Things were looking very promising as we arrived. Each speaker had a reasonable share of startled listeners. In particular, the tearful old lady, who was rhapsodising in an elevated voice about the flowers and the birds, had quite a sizeable throng - all with wry smiles on their faces. I joined the crowd and found myself smiling wryly as I wrestled with contending urges to burst out laughing and to call her a silly old goat.

Tasha tapped me on the shoulder and pointed to the other side of the corner. The barber shop choir were marching up in their suits - chins held high, chests pumped out. They were brimming with confidence and had God by their side. This was going to be an uplifting event. They started off with a chant which echoed out across the park. I couldn't make out the words. We rushed over. A huge horseshoe of gaping mouths had gathered. There was a film crew, some jostling photographers and a hippy girl with jewellery dangling from her bottom lip, who was dedicating her afternoon to lighting the stub of a rolled cigarette. We sqeezed through the crowd and sat on the floor to listen to the speakers.

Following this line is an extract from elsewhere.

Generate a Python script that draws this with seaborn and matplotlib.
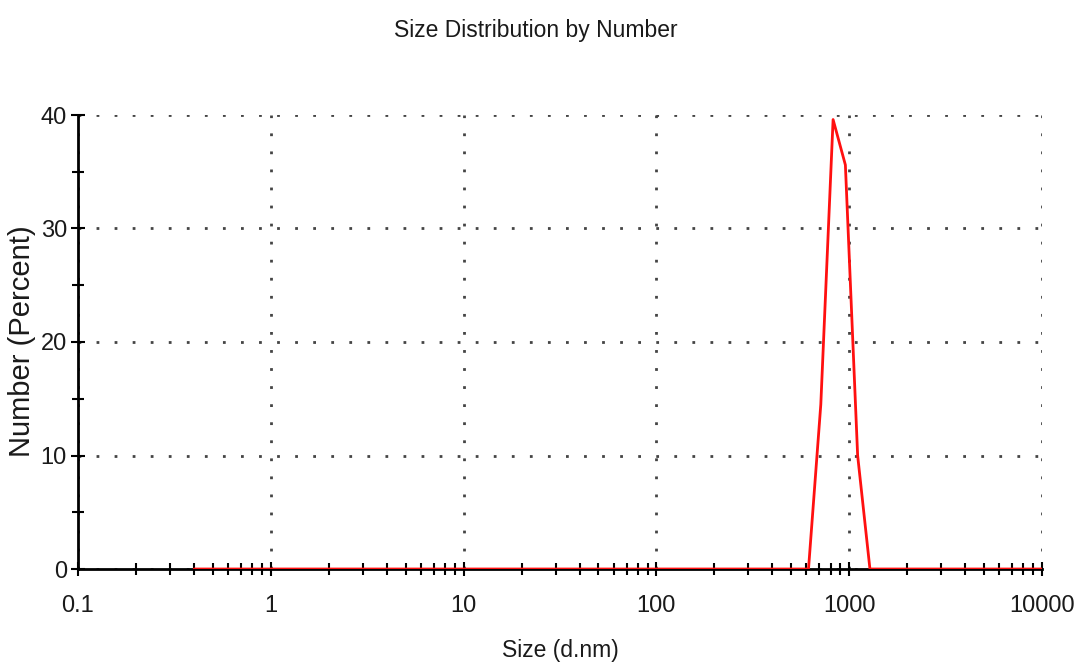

'Asalom y alekum.' was the opening line. The atmosphere changed very rapidly. We were sat on the floor before a group of seven or eight immaculately dressed preachers of Islaam. They wore bow ties decorated with the islamic crescent and star. They stood in a circle, like a group of bodyguards around a central character - the oldest in the group, who clutched a copy of the Qoran and announced in a resolute voice that today he would speak about the 'Clash of Civilisations'.

Their message was a standard rant about the power of America, Britain and their allies. To add to the thrill, he touched upon white supremacy and some social issues completely unrelated to the religious theme of his speech. A few excited cries of 'Well go home then!!' and 'Then why are you here' rang from the crowd. The speaker continued undeterred.

The bodyguards played a key role in the delivery of the speech, by echoing their 'brother' with quiet instructions, "Teach, Mohammed", then telling the crowd to "listen", like a school teacher might tell his pupils. Put simply, the act was intimidating and the message was threatening. According to the Qoran, when Jerusalem is seen to be surrounded in arms and it's people surpressed, then the end will be in sight. This is armageddon. Further to this, there were some confusing views on how and why the Western states divided up the Middle East at the end of the first world war. According to our speaker, the British and French intorduced new borders into the Arab world intentionally dividing the region and causing one arab man to go to war with his 'brother'. The result is what happened in Kuwait when Saddam invaded. According to this message, the Westerners are to blame. Meanwhile, the West blames Saddam for his own invasions. The debate rumbled on...

People began to get angry. I suspect that a few were even afraid. Some people were clapping and cheering, others heckled and scoffed. There was some mention in the talk of the 'Honourable Fariq Kahn', who is currently in the US and not allowed to enter UK at the moment. There is some background reading to be done there, I think.

So Hyde Park showed itself in a different light this week. There was a difference in the way one group of speakers delivered their message. They discouraged debate and set out to intimidate their audience; an insensitive, but powerful technique. We moved on, unsure of whether or not we'd been threatened. The hippy girl continued to flick her lighter.